With all pictures omitted, return verbatim the lines from the beginning of the records below through the line containing "direction='out', length=4.5, width=1.3)".
○ ○ ○
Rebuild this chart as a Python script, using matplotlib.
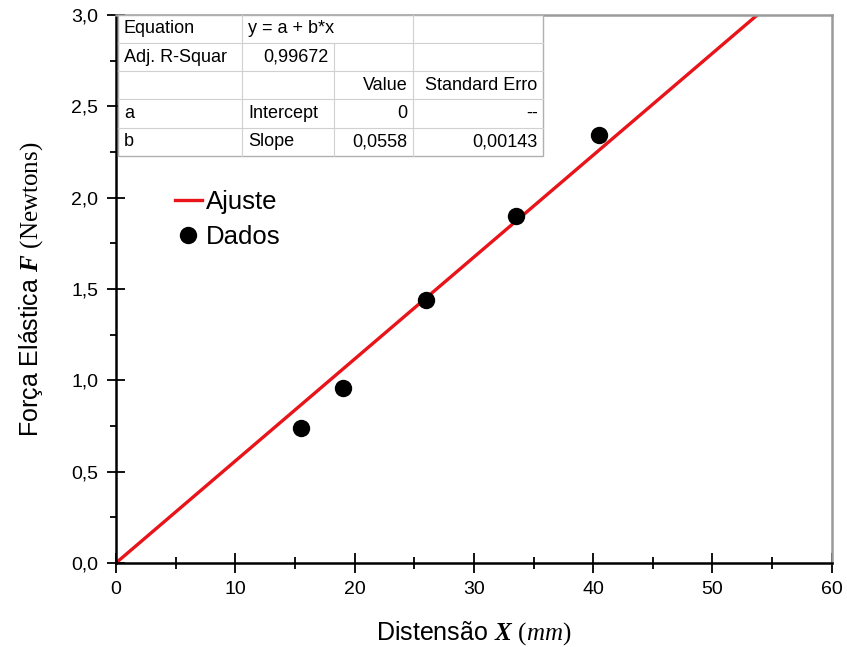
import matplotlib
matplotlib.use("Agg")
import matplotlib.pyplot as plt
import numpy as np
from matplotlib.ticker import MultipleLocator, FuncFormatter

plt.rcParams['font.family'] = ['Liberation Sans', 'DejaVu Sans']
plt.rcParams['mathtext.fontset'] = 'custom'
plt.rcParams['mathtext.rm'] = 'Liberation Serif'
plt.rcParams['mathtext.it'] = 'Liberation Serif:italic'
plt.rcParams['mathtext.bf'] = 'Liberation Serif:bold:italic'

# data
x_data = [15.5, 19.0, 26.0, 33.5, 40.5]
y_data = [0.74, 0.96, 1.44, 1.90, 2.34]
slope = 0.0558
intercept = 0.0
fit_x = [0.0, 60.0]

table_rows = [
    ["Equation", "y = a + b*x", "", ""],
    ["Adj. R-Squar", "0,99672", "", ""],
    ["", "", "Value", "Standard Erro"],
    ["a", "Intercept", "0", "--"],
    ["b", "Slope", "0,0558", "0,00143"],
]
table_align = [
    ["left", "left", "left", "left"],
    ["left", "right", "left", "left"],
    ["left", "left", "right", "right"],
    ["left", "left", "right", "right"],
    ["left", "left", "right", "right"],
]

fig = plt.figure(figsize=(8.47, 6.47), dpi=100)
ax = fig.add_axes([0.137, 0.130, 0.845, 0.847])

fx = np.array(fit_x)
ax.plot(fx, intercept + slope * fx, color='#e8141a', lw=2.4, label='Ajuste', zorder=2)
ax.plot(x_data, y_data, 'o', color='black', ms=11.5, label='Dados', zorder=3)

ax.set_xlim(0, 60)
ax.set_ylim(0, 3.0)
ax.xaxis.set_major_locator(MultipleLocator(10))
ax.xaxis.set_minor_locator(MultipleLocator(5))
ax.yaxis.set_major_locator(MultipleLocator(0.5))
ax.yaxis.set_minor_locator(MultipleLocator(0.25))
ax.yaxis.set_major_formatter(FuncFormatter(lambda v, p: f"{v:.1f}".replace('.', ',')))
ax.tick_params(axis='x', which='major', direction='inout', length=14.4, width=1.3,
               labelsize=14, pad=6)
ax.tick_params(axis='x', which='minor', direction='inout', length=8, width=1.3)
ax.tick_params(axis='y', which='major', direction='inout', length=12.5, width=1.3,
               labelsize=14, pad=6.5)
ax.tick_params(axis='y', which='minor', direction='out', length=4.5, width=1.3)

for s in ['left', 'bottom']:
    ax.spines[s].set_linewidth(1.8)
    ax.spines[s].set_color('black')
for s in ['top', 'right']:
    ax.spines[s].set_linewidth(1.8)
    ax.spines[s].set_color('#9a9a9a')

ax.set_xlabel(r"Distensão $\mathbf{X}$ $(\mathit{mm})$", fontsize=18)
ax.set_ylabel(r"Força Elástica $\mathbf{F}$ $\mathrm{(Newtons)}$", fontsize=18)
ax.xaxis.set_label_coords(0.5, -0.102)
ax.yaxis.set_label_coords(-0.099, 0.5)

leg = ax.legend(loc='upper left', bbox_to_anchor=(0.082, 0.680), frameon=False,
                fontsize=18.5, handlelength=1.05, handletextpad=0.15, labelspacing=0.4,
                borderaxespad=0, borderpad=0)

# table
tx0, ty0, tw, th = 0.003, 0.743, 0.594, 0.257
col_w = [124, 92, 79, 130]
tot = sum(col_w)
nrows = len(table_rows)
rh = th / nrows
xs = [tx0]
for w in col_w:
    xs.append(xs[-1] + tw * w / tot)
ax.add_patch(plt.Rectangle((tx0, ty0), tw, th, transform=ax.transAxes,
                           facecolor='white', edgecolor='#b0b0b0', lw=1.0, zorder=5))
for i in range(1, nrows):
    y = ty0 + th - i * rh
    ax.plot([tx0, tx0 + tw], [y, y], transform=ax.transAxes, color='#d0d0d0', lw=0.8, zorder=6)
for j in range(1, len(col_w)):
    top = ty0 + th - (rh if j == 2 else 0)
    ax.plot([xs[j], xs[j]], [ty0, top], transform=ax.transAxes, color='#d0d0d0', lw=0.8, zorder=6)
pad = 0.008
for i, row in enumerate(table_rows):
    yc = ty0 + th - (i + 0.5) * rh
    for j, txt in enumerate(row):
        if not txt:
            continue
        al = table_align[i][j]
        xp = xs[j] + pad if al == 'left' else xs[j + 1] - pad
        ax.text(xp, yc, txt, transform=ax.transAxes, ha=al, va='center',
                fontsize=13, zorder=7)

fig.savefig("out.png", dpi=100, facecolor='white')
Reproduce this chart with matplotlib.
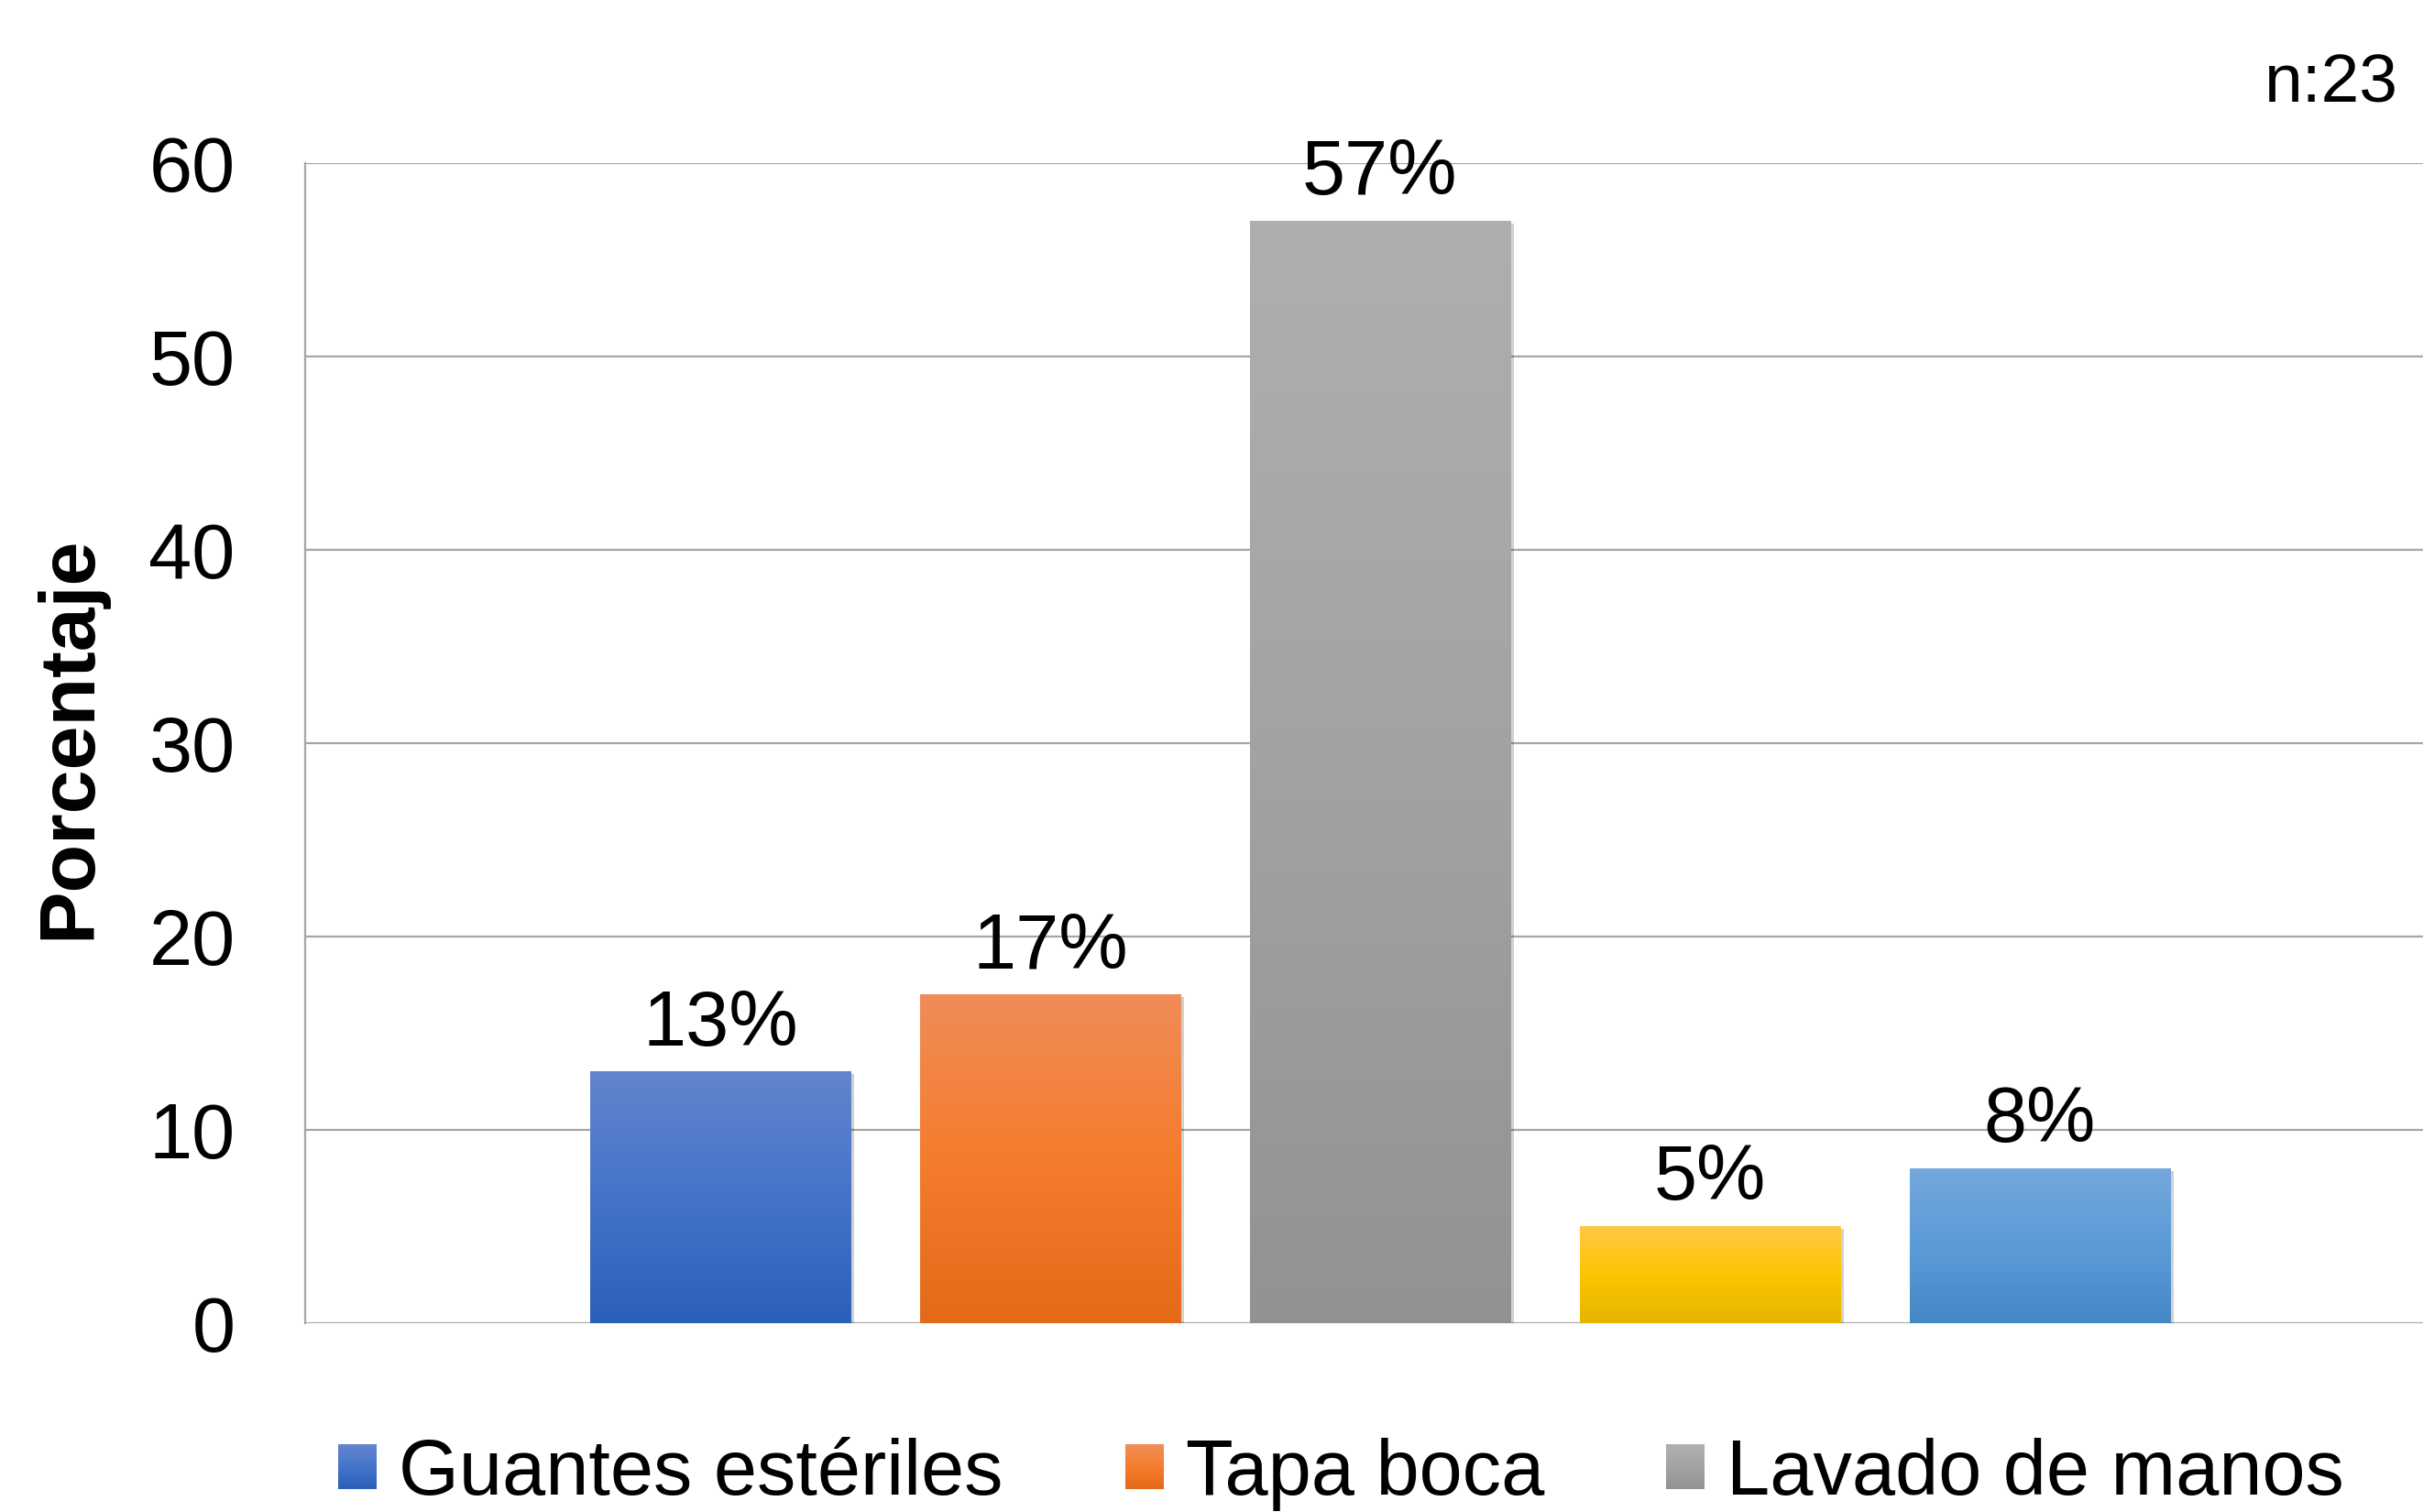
○ ○ ○
◆ **Answer to this exercise**:
Rebuild this chart as a Python script, using matplotlib.
import matplotlib
matplotlib.use("Agg")
import matplotlib.pyplot as plt
import numpy as np
from matplotlib.ticker import MultipleLocator, FuncFormatter

plt.rcParams['font.family'] = ['Liberation Sans', 'DejaVu Sans']
plt.rcParams['mathtext.fontset'] = 'custom'
plt.rcParams['mathtext.rm'] = 'Liberation Serif'
plt.rcParams['mathtext.it'] = 'Liberation Serif:italic'
plt.rcParams['mathtext.bf'] = 'Liberation Serif:bold:italic'

# data
x_data = [15.5, 19.0, 26.0, 33.5, 40.5]
y_data = [0.74, 0.96, 1.44, 1.90, 2.34]
slope = 0.0558
intercept = 0.0
fit_x = [0.0, 60.0]

table_rows = [
    ["Equation", "y = a + b*x", "", ""],
    ["Adj. R-Squar", "0,99672", "", ""],
    ["", "", "Value", "Standard Erro"],
    ["a", "Intercept", "0", "--"],
    ["b", "Slope", "0,0558", "0,00143"],
]
table_align = [
    ["left", "left", "left", "left"],
    ["left", "right", "left", "left"],
    ["left", "left", "right", "right"],
    ["left", "left", "right", "right"],
    ["left", "left", "right", "right"],
]

fig = plt.figure(figsize=(8.47, 6.47), dpi=100)
ax = fig.add_axes([0.137, 0.130, 0.845, 0.847])

fx = np.array(fit_x)
ax.plot(fx, intercept + slope * fx, color='#e8141a', lw=2.4, label='Ajuste', zorder=2)
ax.plot(x_data, y_data, 'o', color='black', ms=11.5, label='Dados', zorder=3)

ax.set_xlim(0, 60)
ax.set_ylim(0, 3.0)
ax.xaxis.set_major_locator(MultipleLocator(10))
ax.xaxis.set_minor_locator(MultipleLocator(5))
ax.yaxis.set_major_locator(MultipleLocator(0.5))
ax.yaxis.set_minor_locator(MultipleLocator(0.25))
ax.yaxis.set_major_formatter(FuncFormatter(lambda v, p: f"{v:.1f}".replace('.', ',')))
ax.tick_params(axis='x', which='major', direction='inout', length=14.4, width=1.3,
               labelsize=14, pad=6)
ax.tick_params(axis='x', which='minor', direction='inout', length=8, width=1.3)
ax.tick_params(axis='y', which='major', direction='inout', length=12.5, width=1.3,
               labelsize=14, pad=6.5)
ax.tick_params(axis='y', which='minor', direction='out', length=4.5, width=1.3)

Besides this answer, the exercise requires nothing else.